I remember the long afternoons at school, the midnight phone calls when the world felt too heavy, and how your voice was enough to make it feel light again.
You were my safe place once. My person.
And for that, I will always thank you—with a full heart.

When your world slowly filled with new rhythms and unfamiliar faces, I watched us shift from daily conversations to distant memories.
You didn’t leave with a goodbye.
You just… slowly stopped showing up.
And I told myself it was okay—that you were busy, that life was just moving fast.
But the silence grew louder.
I missed the way you used to check on me.
I missed being someone you thought about without a reason.
And quietly, I began to wonder if I had imagined the depth we once shared.

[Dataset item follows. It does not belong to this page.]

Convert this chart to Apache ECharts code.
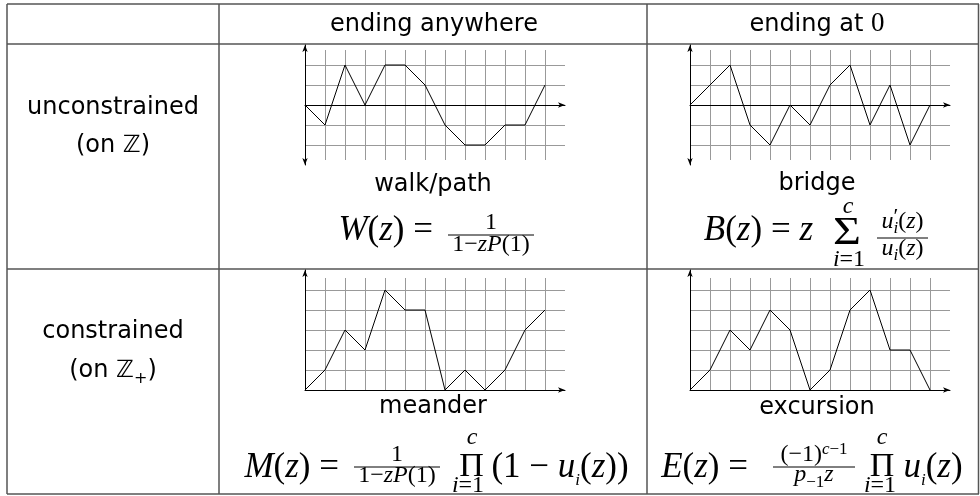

I wasn’t angry. Just quietly heartbroken.
Like a book that suddenly ends mid-sentence.
I kept reading, hoping for a next page that never came.

I tried to understand. I told myself that love—any kind of love—sometimes drifts.
But it hurt to be remembered only when you needed something, and forgotten when I did.

Still, I forgive you—for not staying.
And I forgive myself—for holding on so long, for replaying memories like lullabies, hoping they’d bring you back.

You gave me something beautiful once: a friendship that felt like home.
And even if that home has closed its doors, the warmth of it still lingers in my chest.

Today, I let go of the questions that ache.
I let go of the old hopes and quiet disappointments.
I carry forward only the love—because even if it ended, it mattered.

I’m walking toward new spaces now—toward friendships that feel soft and mutual, where presence is a gift we both give.
And I wish you nothing but good things.

May your life be full. May your heart be at peace.
And may you always know that someone out there loved you—deeply, and without regret.